There is some talk on the mailing list to patch the ath10k-CT drivers for reduced RAM, but I don’t think that will fix the 128 MB issues. I recall one recent post indicating instability without wireless enabled.

One of my many past debug attempts on the ipq4018 was to remove ath10k-ct and replace with ath10k. It made no difference - memory use climbed unto death with either driver and ath10k was much worse than ath10k-ct with respect to connection speed, link speed and signal to noise. I don't think the problem in my case is unique to ath10k-ct. EA8500 memory use has been steady around ~50-60MB ever since enabling bridge interfaces on the IOT network interface with ath10k-ct and all has been well since.

For completeness, I'll risk the wrath of my family (mostly my insolent children using "air quotes" on my "fixing" the wifi again) and swap out the EA8500 for the EA6350 again, with bridged interfaces set for the IOT network interface. We'll see what happens and report back.
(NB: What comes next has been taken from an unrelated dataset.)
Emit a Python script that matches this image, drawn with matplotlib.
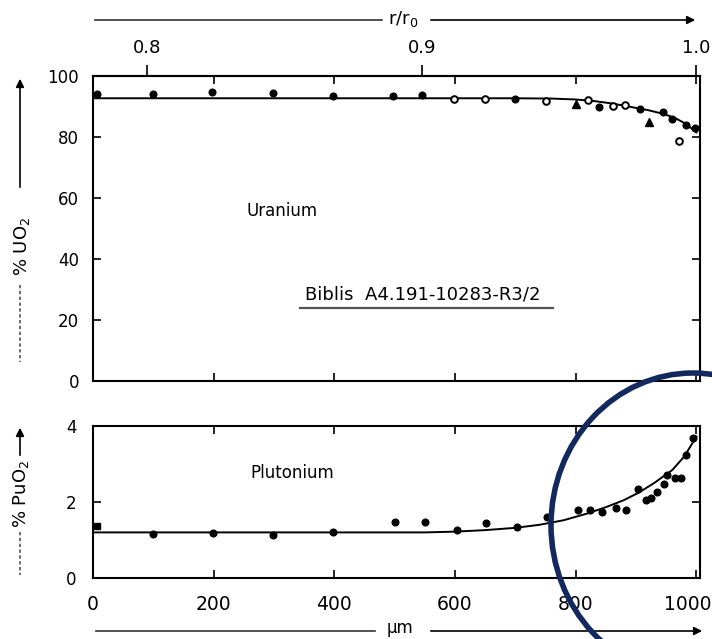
import matplotlib
matplotlib.use("Agg")
import matplotlib.pyplot as plt
import matplotlib.transforms as mtransforms
from matplotlib.patches import Ellipse, FancyArrowPatch
from matplotlib.lines import Line2D

# ---------------- data ----------------
# Upper panel: % UO2 vs distance (um)
u_fill_x = [6, 99, 197, 298, 398, 497, 546, 699, 839, 906, 944, 960, 983, 997]
u_fill_y = [94.0, 94.0, 94.7, 94.5, 93.3, 93.5, 93.8, 92.4, 89.8, 89.1, 88.2, 85.9, 83.9, 82.9]
u_open_x = [599, 649, 751, 820, 861, 882, 972]
u_open_y = [92.5, 92.4, 91.8, 92.0, 90.1, 90.5, 78.6]
u_tri_x = [801, 922]
u_tri_y = [90.8, 84.9]
u_line_x = [0, 700, 760, 800, 830, 860, 890, 920, 945, 965, 980, 992, 1000]
u_line_y = [92.7, 92.7, 92.6, 92.3, 91.8, 91.0, 89.9, 88.8, 87.6, 86.2, 84.6, 82.8, 81.5]

# Lower panel: % PuO2 vs distance (um)
p_sq_x = [6]
p_sq_y = [1.38]
p_x = [99, 199, 298, 398, 500, 550, 603, 652, 702, 752, 803, 823, 843, 867, 884,
       904, 917, 925, 934, 947, 952, 964, 975, 983, 995]
p_y = [1.15, 1.18, 1.13, 1.2, 1.47, 1.47, 1.26, 1.45, 1.34, 1.6, 1.79, 1.8, 1.74, 1.84, 1.79,
       2.34, 2.05, 2.1, 2.26, 2.47, 2.7, 2.63, 2.63, 3.24, 3.68]
p_line_x = [0, 550, 600, 650, 700, 740, 780, 820, 851, 880, 906, 930, 960, 980, 1000]
p_line_y = [1.2, 1.2, 1.22, 1.26, 1.32, 1.4, 1.52, 1.7, 1.87, 2.05, 2.26, 2.5, 2.84, 3.2, 3.72]

x_ticks = [0, 200, 400, 600, 800, 1000]
u_ticks = [0, 20, 40, 60, 80, 100]
p_ticks = [0, 2, 4]
r_ticks = [0.8, 0.9, 1.0]
r_tick_labels = ["0.8", "0.9", "1.0"]
R0 = 4550.0  # um, for r/r0 axis

W, H = 712, 639
fig = plt.figure(figsize=(W / 100, H / 100), dpi=100)
plt.rcParams['font.family'] = ['DejaVu Sans']


def fx(x):
    return x / W


def fy(y):
    return 1 - y / H


XMAX = 1006
LW = 1.4
ax1 = fig.add_axes([fx(93), fy(381), fx(700) - fx(93), fy(76) - fy(381)])
ax2 = fig.add_axes([fx(93), fy(578), fx(700) - fx(93), fy(426) - fy(578)])

ms = 4.8
# upper
ax1.plot(u_line_x, u_line_y, color='black', lw=LW)
ax1.plot(u_fill_x, u_fill_y, 'o', color='black', ms=ms)
ax1.plot(u_open_x, u_open_y, 'o', mfc='white', mec='black', mew=1.4, ms=ms)
ax1.plot(u_tri_x, u_tri_y, '^', color='black', ms=ms + 0.5)
ax1.set_xlim(0, XMAX)
ax1.set_ylim(0, 100)
ax1.set_yticks(u_ticks)
ax1.set_xticks(x_ticks)
ax1.tick_params(axis='x', which='both', direction='in', top=True, bottom=True,
                labelbottom=False, length=6, width=1.2)
ax1.tick_params(axis='y', direction='in', left=True, right=True, length=6, width=1.2,
                labelsize=12, pad=10)

ax1.text(313, 55.6, "Uranium", fontsize=12, ha='center', va='center')
ax1.text(547, 28.2, "Biblis  A4.191-10283-R3/2", fontsize=13, ha='center', va='center')
ax1.plot([343, 762], [24.0, 24.0], color='#555555', lw=1.6, clip_on=False)

sec = ax1.secondary_xaxis('top', functions=(lambda x: 1 - (1000 - x) / R0,
                                            lambda r: 1000 - (1 - r) * R0))
sec.set_xticks(r_ticks)
sec.set_xticklabels(r_tick_labels)
sec.tick_params(direction='out', length=8, width=1.2, labelsize=13, pad=6)

# lower
ax2.plot(p_line_x, p_line_y, color='black', lw=LW)
ax2.plot(p_x, p_y, 'o', color='black', ms=ms)
ax2.plot(p_sq_x, p_sq_y, 's', color='black', ms=ms)
ax2.set_xlim(0, XMAX)
ax2.set_ylim(0, 4)
ax2.set_yticks(p_ticks)
ax2.set_xticks(x_ticks)
ax2.tick_params(axis='x', direction='in', top=True, bottom=True, length=6, width=1.2,
                labelsize=13.5, pad=12)
ax2.tick_params(axis='y', direction='in', left=True, right=True, length=6, width=1.2,
                labelsize=12, pad=12)
ax2.text(330, 2.76, "Plutonium", fontsize=12, ha='center', va='center')

# shift the last x label (1000) slightly left so it stays inside the figure
fig.canvas.draw()
last = ax2.get_xticklabels()[-1]
last.set_transform(last.get_transform() + mtransforms.ScaledTranslation(-9 / 100, 0, fig.dpi_scale_trans))

for ax in (ax1, ax2):
    for s in ax.spines.values():
        s.set_linewidth(1.5)
for s in sec.spines.values():
    s.set_linewidth(1.5)

# axis titles with arrows
arrow_kw = dict(arrowstyle='-|>', color='black', lw=1.2, mutation_scale=12)
# r/r0
fig.text(fx(403), fy(19), r"r/r$_0$", fontsize=13, ha='center', va='center')
fig.add_artist(Line2D([fx(95), fx(382)], [fy(20), fy(20)], color='#333333', lw=1.2))
fig.add_artist(FancyArrowPatch((fx(428), fy(20)), (fx(698), fy(20)),
                               transform=fig.transFigure, **arrow_kw))
# um
fig.text(fx(400), fy(628), "µm", fontsize=12, ha='center', va='center')
fig.add_artist(Line2D([fx(96), fx(375)], [fy(631), fy(631)], color='#333333', lw=1.2))
fig.add_artist(FancyArrowPatch((fx(428), fy(631)), (fx(705), fy(631)),
                               transform=fig.transFigure, **arrow_kw))
# % UO2
fig.text(fx(22), fy(246), "% UO$_2$", fontsize=13, rotation=90, ha='center', va='center')
fig.add_artist(FancyArrowPatch((fx(20), fy(190)), (fx(20), fy(76)),
                               transform=fig.transFigure, **arrow_kw))
fig.add_artist(Line2D([fx(20), fx(20)], [fy(285), fy(362)], color='#555555', lw=1.2,
                      ls=(0, (2, 1.5))))
# % PuO2
fig.text(fx(21), fy(494), "% PuO$_2$", fontsize=13, rotation=90, ha='center', va='center')
fig.add_artist(FancyArrowPatch((fx(20), fy(458)), (fx(20), fy(425)),
                               transform=fig.transFigure, **arrow_kw))
fig.add_artist(Line2D([fx(20), fx(20)], [fy(532), fy(575)], color='#555555', lw=1.2,
                      ls=(0, (2, 1.5))))

# highlight ellipse
ell = Ellipse((fx(693), fy(525)), width=284 / W, height=304 / H, transform=fig.transFigure,
              fill=False, edgecolor='#13295e', lw=4, clip_on=False)
fig.add_artist(ell)

fig.savefig("out.png", dpi=100)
Probably be the weekend before I get to that though.

Unless interfaces are supposed to be bridged to themselves to work properly, I do think there remains a memory killing ghost in the machine tied to not using this option, but I seem to have confirmed the problem is not unique to ath10k-ct or ipq4018, and I've confirmed it is present on both ipq8064 and ipq4018.

Sorry for the inconvenience.
As I have a ASUS RT-AC58U and I use it as an AP. The ath10k driver can provide about 40MB/s (5G wifi) download speed on iperf3 test. But the ath10k-ct can't finish the test because the memory is exhausted. So I want to know the performance on a 256M memory device.
Thank you.

When I was testing the IPQ4019-based Linksys EA8300 I recall seeing throughput over 500 Mbps over 802.11ac with a nearby MacBook Pro client. I didn't quantify it further as, for me, performance under "real" conditions (moderate and weak signal) is more important. I swapped out my trusty Archer C7v2 units for the EA8300s as the 802.11ac performance was noticeably better, even with 2x2 vs. 3x3 on the older chip set in the C7v2 units.

Right now, on a relatively low SNR link (-83 dBm), I'm getting 50-60 Mbps over a batman-adv link.

@sotux Sorry it took me longer than expected to swap out routers again. I did swap the EA6350v3 back into service as our first floor access point. It's running fine on snapshot r11735 (with ath10K-ct) now that I have bridge interface checked. I ran repeated iperf tests on the 5G wifi achieving ~350 Mbits between the AP and my Acer Swift 1 laptop across ~30 feet of air, line of sight. I could induce a blip in memory use, but nothing broke.

1 Like

Thanks, @eginnc. I do make a mistake. The ath10k-ct driver do work well and no memory leaks.
I've tried @chunkeey's patch to reduce the memory usage on my asus RT-AC58U and tested it by iperf3. No reboot occured. Sorry for the noise. @jeff you are right.

This topic was automatically closed 10 days after the last reply. New replies are no longer allowed.